ENTRIES SHOWN
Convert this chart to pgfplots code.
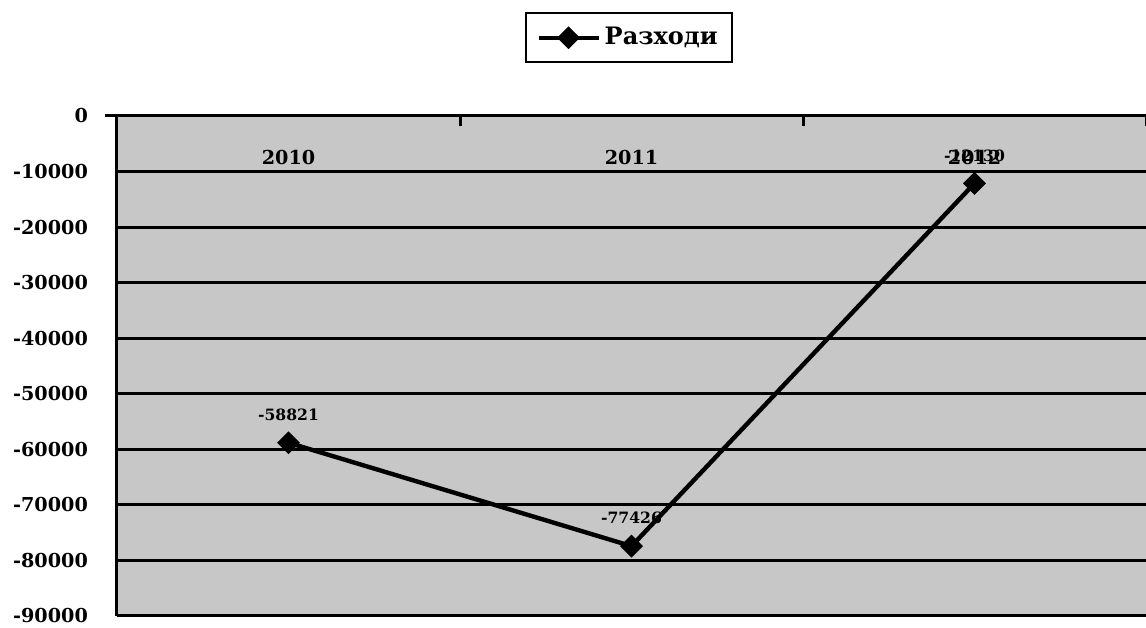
---
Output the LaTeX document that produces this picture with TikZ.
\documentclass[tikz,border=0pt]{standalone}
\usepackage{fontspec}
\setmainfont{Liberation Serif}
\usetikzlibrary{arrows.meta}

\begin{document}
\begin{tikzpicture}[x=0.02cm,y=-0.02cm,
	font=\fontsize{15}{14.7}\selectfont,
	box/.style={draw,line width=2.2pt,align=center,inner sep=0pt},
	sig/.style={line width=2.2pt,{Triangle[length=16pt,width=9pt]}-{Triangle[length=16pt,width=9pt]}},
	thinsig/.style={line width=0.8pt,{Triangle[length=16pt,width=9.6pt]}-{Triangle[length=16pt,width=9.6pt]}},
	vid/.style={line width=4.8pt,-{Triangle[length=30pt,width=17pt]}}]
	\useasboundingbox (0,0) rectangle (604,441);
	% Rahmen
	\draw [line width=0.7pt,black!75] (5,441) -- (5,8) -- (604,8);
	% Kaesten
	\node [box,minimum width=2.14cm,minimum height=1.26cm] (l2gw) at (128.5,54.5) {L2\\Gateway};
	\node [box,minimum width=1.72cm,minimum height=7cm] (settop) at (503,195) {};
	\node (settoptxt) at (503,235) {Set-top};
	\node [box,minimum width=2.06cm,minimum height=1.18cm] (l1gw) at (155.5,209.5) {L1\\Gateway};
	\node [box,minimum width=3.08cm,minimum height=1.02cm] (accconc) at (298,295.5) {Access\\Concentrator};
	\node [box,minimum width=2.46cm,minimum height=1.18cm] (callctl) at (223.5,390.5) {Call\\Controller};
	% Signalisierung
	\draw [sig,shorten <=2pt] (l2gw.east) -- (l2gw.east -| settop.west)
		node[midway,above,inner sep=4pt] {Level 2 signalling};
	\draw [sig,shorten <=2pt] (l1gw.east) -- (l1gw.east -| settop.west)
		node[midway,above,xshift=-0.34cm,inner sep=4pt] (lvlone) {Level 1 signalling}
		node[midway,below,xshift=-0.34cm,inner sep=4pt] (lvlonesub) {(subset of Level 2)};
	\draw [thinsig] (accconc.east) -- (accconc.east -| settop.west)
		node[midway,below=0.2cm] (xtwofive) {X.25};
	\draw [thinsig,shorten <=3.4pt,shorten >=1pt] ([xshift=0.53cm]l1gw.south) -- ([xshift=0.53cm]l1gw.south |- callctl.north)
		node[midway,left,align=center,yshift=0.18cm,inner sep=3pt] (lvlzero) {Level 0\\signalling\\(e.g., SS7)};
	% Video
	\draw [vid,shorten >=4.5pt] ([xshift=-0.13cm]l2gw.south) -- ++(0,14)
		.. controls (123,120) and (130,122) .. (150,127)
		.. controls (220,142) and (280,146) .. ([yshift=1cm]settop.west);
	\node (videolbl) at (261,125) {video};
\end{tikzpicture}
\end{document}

WHAT IS BEING ASKED
Pick out the lines above containing the word "this", then copy them.

IN RESPONSE
Convert this chart to pgfplots code.
Output the LaTeX document that produces this picture with TikZ.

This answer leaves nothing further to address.